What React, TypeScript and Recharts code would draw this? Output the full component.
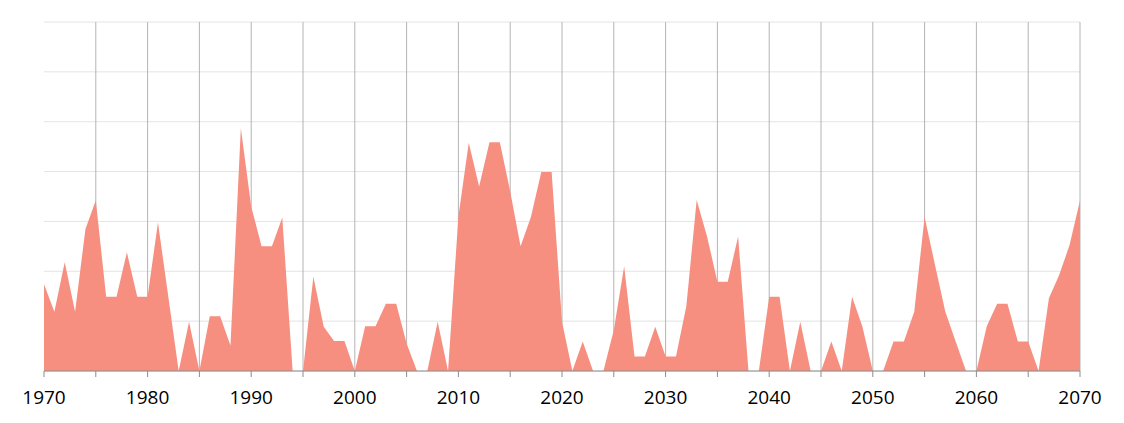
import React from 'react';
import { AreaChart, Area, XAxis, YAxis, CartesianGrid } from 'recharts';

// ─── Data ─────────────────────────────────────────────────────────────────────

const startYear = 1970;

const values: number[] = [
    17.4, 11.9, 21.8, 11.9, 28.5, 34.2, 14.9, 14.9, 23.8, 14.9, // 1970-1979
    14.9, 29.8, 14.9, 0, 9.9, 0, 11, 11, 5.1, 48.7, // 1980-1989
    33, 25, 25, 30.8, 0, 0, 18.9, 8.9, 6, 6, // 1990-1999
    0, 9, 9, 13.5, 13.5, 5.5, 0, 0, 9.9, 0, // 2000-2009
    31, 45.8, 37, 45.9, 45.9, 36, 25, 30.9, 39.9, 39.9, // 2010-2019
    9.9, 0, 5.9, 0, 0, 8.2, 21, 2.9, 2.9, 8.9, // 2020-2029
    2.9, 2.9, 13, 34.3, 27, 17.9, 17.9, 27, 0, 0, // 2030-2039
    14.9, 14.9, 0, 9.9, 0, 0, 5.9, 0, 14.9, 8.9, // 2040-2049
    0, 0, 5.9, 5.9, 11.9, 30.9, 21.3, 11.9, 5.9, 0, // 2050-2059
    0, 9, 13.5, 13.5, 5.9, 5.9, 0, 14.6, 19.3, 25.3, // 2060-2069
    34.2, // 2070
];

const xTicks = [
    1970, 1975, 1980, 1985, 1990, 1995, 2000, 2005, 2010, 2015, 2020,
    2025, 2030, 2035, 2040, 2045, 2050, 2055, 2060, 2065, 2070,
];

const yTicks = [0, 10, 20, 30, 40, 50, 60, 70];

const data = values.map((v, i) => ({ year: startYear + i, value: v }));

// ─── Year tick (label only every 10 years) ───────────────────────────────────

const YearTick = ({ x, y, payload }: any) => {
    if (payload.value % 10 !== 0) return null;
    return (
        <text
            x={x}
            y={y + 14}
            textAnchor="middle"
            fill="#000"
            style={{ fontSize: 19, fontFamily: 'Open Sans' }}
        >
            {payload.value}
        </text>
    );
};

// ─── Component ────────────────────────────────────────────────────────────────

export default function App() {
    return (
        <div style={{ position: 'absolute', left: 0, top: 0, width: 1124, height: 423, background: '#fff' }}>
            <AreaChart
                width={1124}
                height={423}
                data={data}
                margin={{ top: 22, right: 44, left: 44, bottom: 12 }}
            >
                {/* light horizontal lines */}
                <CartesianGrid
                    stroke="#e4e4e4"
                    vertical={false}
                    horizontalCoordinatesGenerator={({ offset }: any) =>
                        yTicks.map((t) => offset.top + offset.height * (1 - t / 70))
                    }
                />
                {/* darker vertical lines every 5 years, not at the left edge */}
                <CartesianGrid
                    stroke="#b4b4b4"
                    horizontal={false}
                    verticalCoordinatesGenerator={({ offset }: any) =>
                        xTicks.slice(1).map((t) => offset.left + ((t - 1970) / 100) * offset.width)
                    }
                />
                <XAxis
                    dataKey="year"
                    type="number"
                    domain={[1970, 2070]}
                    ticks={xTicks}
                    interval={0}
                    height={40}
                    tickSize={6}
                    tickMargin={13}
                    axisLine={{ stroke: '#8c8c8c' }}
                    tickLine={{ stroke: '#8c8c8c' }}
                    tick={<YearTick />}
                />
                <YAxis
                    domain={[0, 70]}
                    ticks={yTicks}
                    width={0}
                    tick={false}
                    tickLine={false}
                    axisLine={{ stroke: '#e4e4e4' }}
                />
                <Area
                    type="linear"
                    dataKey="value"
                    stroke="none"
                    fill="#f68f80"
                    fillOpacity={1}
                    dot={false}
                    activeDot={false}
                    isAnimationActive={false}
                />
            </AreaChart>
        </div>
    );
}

* [Task to complete]: Repeat the lines above, starting at the first and stopping after the line that holds "const startYear = 1970;", with the pictures left out.

* [Solved exercise]:
What React, TypeScript and Recharts code would draw this? Output the full component.
import React from 'react';
import { AreaChart, Area, XAxis, YAxis, CartesianGrid } from 'recharts';

// ─── Data ─────────────────────────────────────────────────────────────────────

const startYear = 1970;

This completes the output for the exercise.